Du Châtellier menyimpan lempengan tersebut di rumahnya, Château de Kernuz, sebelum menjadi koleksi dari Museum of National Antiquities (MAN) pada tahun 1924. Sampai tahun 1990-an, lempengan Saint-Bélec disimpan di ceruk di ruang bawah tanah kastil. Meskipun Saint-Bélec sudah ditemukan pada tahun 1900, namun saat itu lempeng ini masih belum diindikasikan sebagai sebuah peta, dan dapat dikatakan bahwa lempeng batu tersebut terlupakan hampir selama satu abad. Adanya studi lebih lanjut terhadap lempeng batu ini baru dilakukan saat lempengan ini ditemukan kembali pada tahun 2014, di ruang bawah tanah kastil. Penelitian lanjutan terhadap Saint-Bélec dilakukan dari 2014 hingga 2021, dan melalui penelitian inilah didapatkan kesimpulan bahwa lempengan ini merupakan sebuah peta awal karena ukiran rumit yang terdapat pada permukaannya.

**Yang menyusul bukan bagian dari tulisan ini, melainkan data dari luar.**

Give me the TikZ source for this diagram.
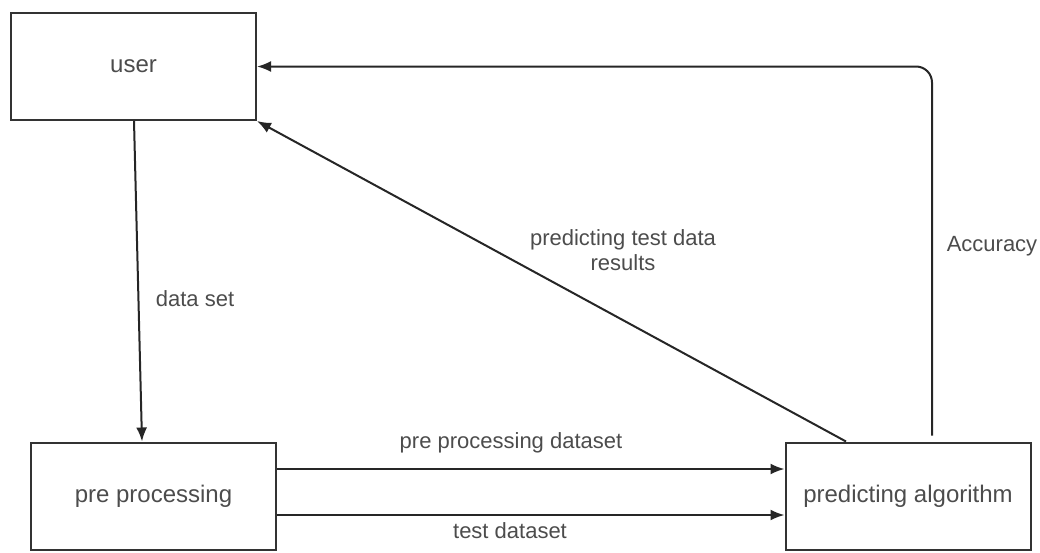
\documentclass[tikz,border=0pt]{standalone}
\usepackage{fontspec}
\setmainfont{Liberation Sans}
\usetikzlibrary{arrows.meta,positioning}

\tikzset{
  blockbox/.style={draw=black!80, line width=2pt, minimum width=245pt, minimum height=107pt,
    text=black!70, font=\fontsize{24}{28}\selectfont},
  flowlabel/.style={text=black!70, font=\fontsize{22}{25}\selectfont, align=center},
}

\begin{document}
\begin{tikzpicture}[x=1pt, y=-1pt, >={Latex[length=14pt,width=11pt]}]
\useasboundingbox (0,0) rectangle (1040,552);

%%%%%%%%%%%% Blocks
\node[blockbox] (user) at (133.5, 66.5) {user};
\node[blockbox] (preproc) at (153.5, 496) {pre processing};
\node[blockbox] (algo) at (908, 496) {predicting algorithm};

%%%%%%%%%%%% Flows
\begin{scope}[draw=black!85, line width=2pt]
  \draw[->] ([xshift=0.5pt]user.south) -- ([xshift=-11.5pt]preproc.north);
  \draw[->] ([yshift=27pt]preproc.east) -- ([yshift=27pt]algo.west);
  \draw[->] ([yshift=-19pt]preproc.east) -- ([yshift=-19pt]algo.west);
  \draw[->] ([xshift=-62pt]algo.north) -- (user.south east);
  \draw[->, rounded corners=16pt, shorten <=6pt] ([xshift=24pt]algo.north) |- (user.east);
\end{scope}

%%%%%%%%%%%% Labels
\node[flowlabel] (lset) at (195, 299) {data set};
\node[flowlabel] (lpre) at (511, 443) {pre processing dataset};
\node[flowlabel] (ltest) at (510, 531) {test dataset};
\node[flowlabel] (lres) at (623, 250) {predicting test data\\results};
\node[flowlabel] (lacc) at (992, 246) {Accuracy};
\end{tikzpicture}
\end{document}
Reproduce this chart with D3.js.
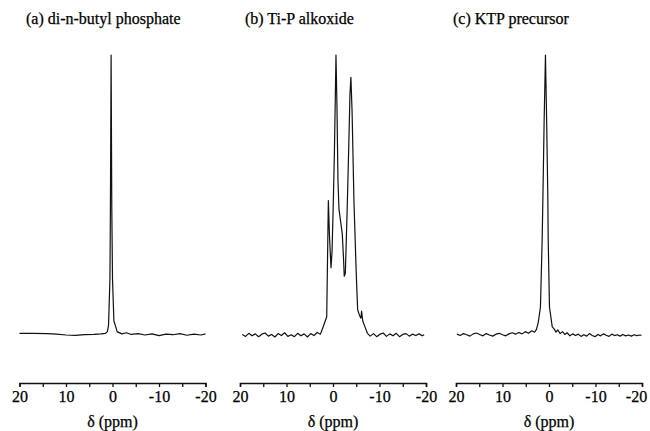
<!DOCTYPE html>
<html>
<head>
<meta charset="utf-8">
<script src="https://cdn.jsdelivr.net/npm/d3@7"></script>
<style>
  body { margin: 0; background: #fff; }
  svg { display: block; }
  svg text { font-family: "Liberation Serif", "Times New Roman", serif; }
</style>
</head>
<body>
<div id="chart"></div>
<script>
// spectra as [ppm, intensity] pairs, intensity in % of the tallest peak
const titles = ["(a) di-n-butyl phosphate", "(b) Ti-P alkoxide", "(c) KTP precursor"];
const tickValues = [20, 15, 10, 5, 0, -5, -10, -15, -20];
const axisLabel = "\u03b4 (ppm)";

const specA = [
  [20, 0.6], [17, 0.6], [14, 0.5], [12, 0.3], [10, 0.0], [8, -0.1], [6, 0.1], [4, 0.2],
  [2.5, 0.4], [1.5, 0.6], [1.1, 1.2], [0.85, 3.5], [0.55, 20], [0.45, 45], [0.3, 100],
  [0.15, 45], [0.0, 20], [-0.3, 5], [-0.5, 4], [-1.0, 1.2], [-2, 0.4], [-3, 0.8],
  [-4, 0.2], [-5.5, 0.5], [-7, 0.0], [-8.5, 0.4], [-10, -0.2], [-11.5, 0.3], [-13, 0.1],
  [-14.5, 0.5], [-16, -0.1], [-17.5, 0.3], [-19, 0.0], [-20, 0.4]
];

const specB = [
  [19.5, 0.2], [18.8, -0.5], [18.1, 0.6], [17.4, -0.3], [16.7, 0.4], [16.0, -0.6],
  [15.3, 0.3], [14.6, 0.7], [13.9, -0.4], [13.2, 0.2], [12.5, -0.7], [11.8, 0.5],
  [11.1, -0.2], [10.4, 0.8], [9.7, -0.5], [9.0, 0.1], [8.3, -0.6], [7.6, 0.6],
  [6.9, -0.3], [6.2, 0.4], [5.5, -0.7], [4.8, 0.5], [4.1, -0.2], [3.4, 0.9], [2.7, 0.3],
  [2.2, 2.5], [1.35, 6.5], [1.0, 48], [0.75, 35], [0.43, 24], [0.2, 30], [-0.06, 47],
  [-0.3, 65], [-0.5, 85], [-0.64, 100], [-0.85, 82], [-1.07, 55], [-1.28, 45],
  [-2.0, 36], [-2.27, 27], [-2.42, 21], [-2.65, 22], [-3.05, 45], [-3.4, 68],
  [-3.65, 86], [-3.85, 92], [-4.1, 80], [-4.5, 48], [-5.0, 22], [-5.3, 9], [-5.7, 7],
  [-6.0, 6], [-6.15, 8.5], [-6.4, 5], [-6.9, 2.8], [-7.4, 0.6], [-8.0, -0.4],
  [-8.7, 0.5], [-9.4, -0.6], [-10.1, 0.3], [-10.8, 0.7], [-11.5, -0.5], [-12.2, 0.4],
  [-12.9, -0.3], [-13.6, 0.6], [-14.3, -0.6], [-15.0, 0.2], [-15.7, 0.5], [-16.4, -0.4],
  [-17.1, 0.3], [-17.8, -0.2], [-18.5, 0.4], [-19.2, -0.3], [-19.6, 0.1]
];

const specC = [
  [19.8, 0.3], [19.1, -0.2], [18.4, 0.5], [17.7, 0.1], [17.0, -0.4], [16.3, 0.4],
  [15.6, 0.7], [14.9, 0.2], [14.2, -0.3], [13.5, 0.5], [12.8, 0.0], [12.1, -0.4],
  [11.4, 0.3], [10.7, 0.6], [10.0, 0.1], [9.3, -0.3], [8.6, 0.4], [7.9, 0.8], [7.2, 0.3],
  [6.5, 0.9], [5.8, 0.4], [5.1, 1.2], [4.4, 0.6], [3.7, 1.5], [3.1, 1.0], [2.7, 2.0],
  [2.33, 4.3], [1.84, 10], [1.47, 34], [1.3, 50], [1.05, 76], [0.76, 100], [0.5, 76],
  [0.26, 50], [0.17, 34], [-0.1, 10], [-0.7, 2.9], [-1.1, 2.2], [-1.5, 1.0], [-1.9, 1.8],
  [-2.4, 0.5], [-2.9, 1.2], [-3.4, 0.2], [-3.9, 0.8], [-4.5, -0.3], [-5.1, 0.4],
  [-5.7, -0.2], [-6.3, 0.3], [-6.9, -0.5], [-7.5, 0.1], [-8.1, -0.4], [-8.7, 0.5],
  [-9.3, -0.2], [-9.9, -0.6], [-10.5, 0.2], [-11.1, -0.3], [-11.7, 0.4], [-12.3, -0.1],
  [-12.9, -0.5], [-13.5, 0.3], [-14.1, -0.2], [-14.7, 0.1], [-15.3, -0.4], [-15.9, 0.2],
  [-16.5, -0.3], [-17.1, 0.0], [-17.7, -0.4], [-18.3, 0.1], [-18.9, -0.2], [-19.5, 0.0],
  [-19.9, -0.1]
];

const width = 650, height = 431;

// left edge of each panel's ppm axis (x of +20 ppm)
const panelLeft = [19.5, 240, 456];
const panelW = 186;
const titleX = [26, 245, 453];
const axisY = 383;

const svg = d3.select("#chart").append("svg")
  .attr("width", width)
  .attr("height", height);

const y = d3.scaleLinear().domain([0, 100]).range([335, 55]);

const spectra = [specA, specB, specC];

spectra.forEach((spec, i) => {
  const x = d3.scaleLinear().domain([20, -20]).range([panelLeft[i], panelLeft[i] + panelW]);
  const g = svg.append("g");

  g.append("text")
    .attr("x", titleX[i])
    .attr("y", 23.5)
    .attr("font-size", 16)
    .attr("fill", "#000")
    .attr("stroke", "#000")
    .attr("stroke-width", 0.25)
    .text(titles[i]);

  const line = d3.line()
    .x(d => x(d[0]))
    .y(d => y(d[1]));

  g.append("path")
    .datum(spec)
    .attr("fill", "none")
    .attr("stroke", "#111")
    .attr("stroke-width", 1.2)
    .attr("stroke-linejoin", "round")
    .attr("d", line);

  const axis = d3.axisBottom(x)
    .tickValues(tickValues)
    .tickSizeInner(4)
    .tickSizeOuter(4)
    .tickPadding(3.5)
    .tickFormat(d => d % 10 === 0 ? String(d) : "");

  const ax = g.append("g")
    .attr("transform", `translate(0,${axisY})`)
    .call(axis);
  ax.attr("font-family", null);
  ax.select(".domain").attr("stroke", "#111").attr("stroke-width", 1.5);
  ax.selectAll(".tick line").attr("stroke", "#111").attr("stroke-width", 1.3);
  ax.selectAll(".tick text")
    .attr("font-size", 16)
    .attr("fill", "#000")
    .attr("stroke", "#000")
    .attr("stroke-width", 0.25);
  // the last panel's -20 sits against the page edge in the original
  if (i === 2) ax.selectAll(".tick text").filter(d => d === -20).attr("dx", -6);

  g.append("text")
    .attr("x", x(0))
    .attr("y", 427)
    .attr("text-anchor", "middle")
    .attr("font-size", 16)
    .attr("fill", "#000")
    .attr("stroke", "#000")
    .attr("stroke-width", 0.25)
    .text(axisLabel);
});
</script>
</body>
</html>
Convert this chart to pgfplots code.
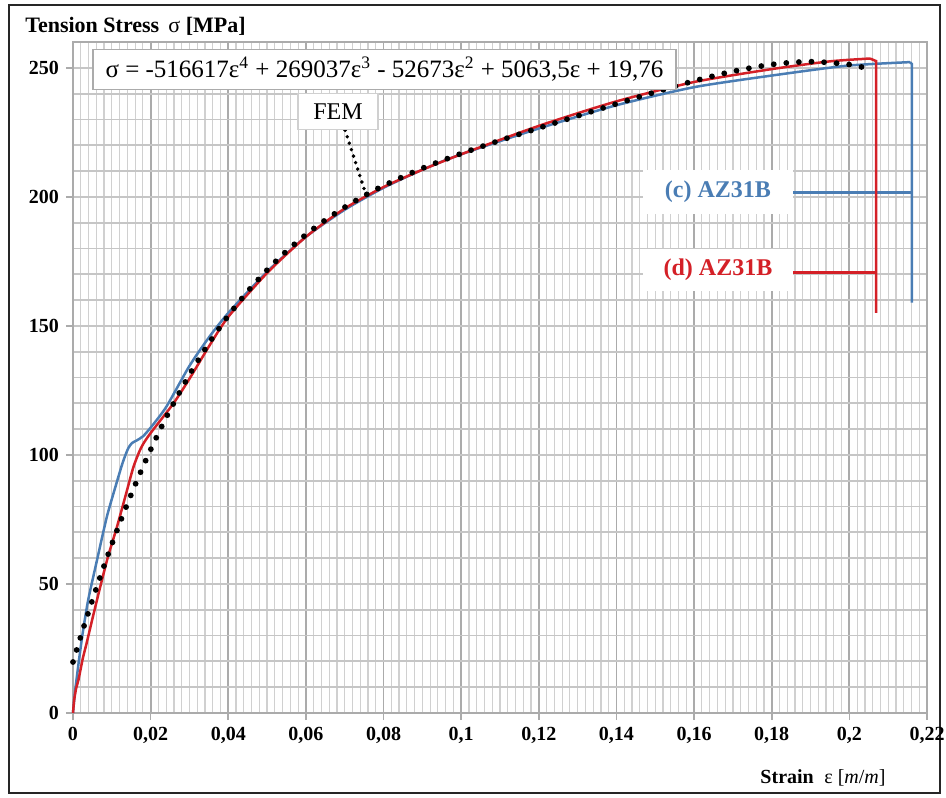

Gambar 2. Lukisan peta yang terdapat pada Saint-Bélec

Sumber: nationalgeographic.grid.id

Para peneliti menggunakan metode survei 3D resolusi tinggi dan fotogrametri untuk dapat menganalisis ukiran pada Saint-Bélec secara lebih detail. Melalui metode ini ditemukan bahwa ukiran yang digunakan relatif seragam dan menunjukkan pengulangan bentuk geometris sederhana, seperti: cup-marks bulat dan oval; garis lurus atau melengkung; dan bujur sangkar, lingkaran, oval, atau bentuk lengkung lainnya. Meskipun ukiran yang ada pada Saint-Bélec dapat dikatakan sebagai ukiran sederhana, namun dalam pembuatannya diyakini menggunakan berbagai teknik untuk mengukir lempeng batu tersebut ke kedalaman yang berbeda (NICOLAS, et al., 2021, p. 375). Ukiran-ukiran ini menggambarkan semua tanda yang ada pada peta, seperti kontur yang disatukan oleh garis. Seperti adanya garis yang mewakili jaringan sungai dan pembuatnya tampak secara sengaja menggunakan bentuk 3D untuk mewakili lembah. Selain itu, adanya perbedaan kedalaman pada ukirannya juga kemungkinan merupakan gambaran lokasi permukiman, bukit, dan sistem lapangan. Ukiran-ukiran ini kemudian disandingkan dengan elemen lanskap Prancis, dan berdasarkan sebuah studi di Buletin Masyarakat Pesejarah Prancis menyatakan bahwa “pola berulang yang dihubungkan oleh garis” di permukaannya menujukan bahwa itu menggambarkan wilayah Finistère, dengan lebih spesifik lempengan tersebut mewakili area di sepanjang Sungai Odet. Melalui kajian terhadap lokasi geografisnya menunjukkan bahwa wilayah yang diwakili pada Saint-Bélec memiliki akurasi 80% relatif terhadap area sungai sepanjang 18 mil. Saint-Bélec kemungkinan digunakan untuk upaya menegaskan kepemilikan wilayah kekuasaan seorang penguasa saat itu. Hal ini dikarenakan orang dari Zaman Perunggu tidak menggunakan peta dari lempengan batu untuk bernavigasi. Pada zaman itu, umumnya peta ditransmisikan dalam bentuk cerita atau narasi. Fakta bahwa ditemukannya Saint-Bélec pada sebuah kotak kubur prasejarah, dianggap sebagai akhir dari kekuasaan raja atau pangeran saat itu. Teori lain menyebutkan bahwa hal tersebut dikarenakan adanya penolakan terhadap kekuasaan yang dipegang oleh para elit atas masyarakat saat itu.

Saint-Bélec dapat dikatakan menjadi suatu temuan yang begitu berharga. Melalui lempeng batu ini, kita jadi dapat mengetahui bahwa kemampuan dan pengetahuan kartografi telah berkembang sejak dari Zaman Perunggu. Kemampuan masyarakat saat itu dalam merepresentasikan kondisi geografis dalam sebuah lempengan batu terbilang sudah cukup detail dan teknik yang digunakan pun sudah begitu kompleks meski dengan alat-alat yang terbilang begitu sederhana.

REFERENSI

Altuntaş, L. (2021, April 6). Retrieved Agustus 16, 2022, from https://arkeonews.net/the-oldest-known-map-of-europe-saint-belec-slab/

NICOLAS, C., Pailler, Y., STÉPHAN, P., Pierson, J., Aubry, L., Lacombe, . . . Rolet, J. (2021). An Early 3D-Map of a Territory? The Bronze Age Carved Slab from Saint-Belec, Leuhan (Britanny, France). Oxford Journal of Archaeology, 40(4), 367-390.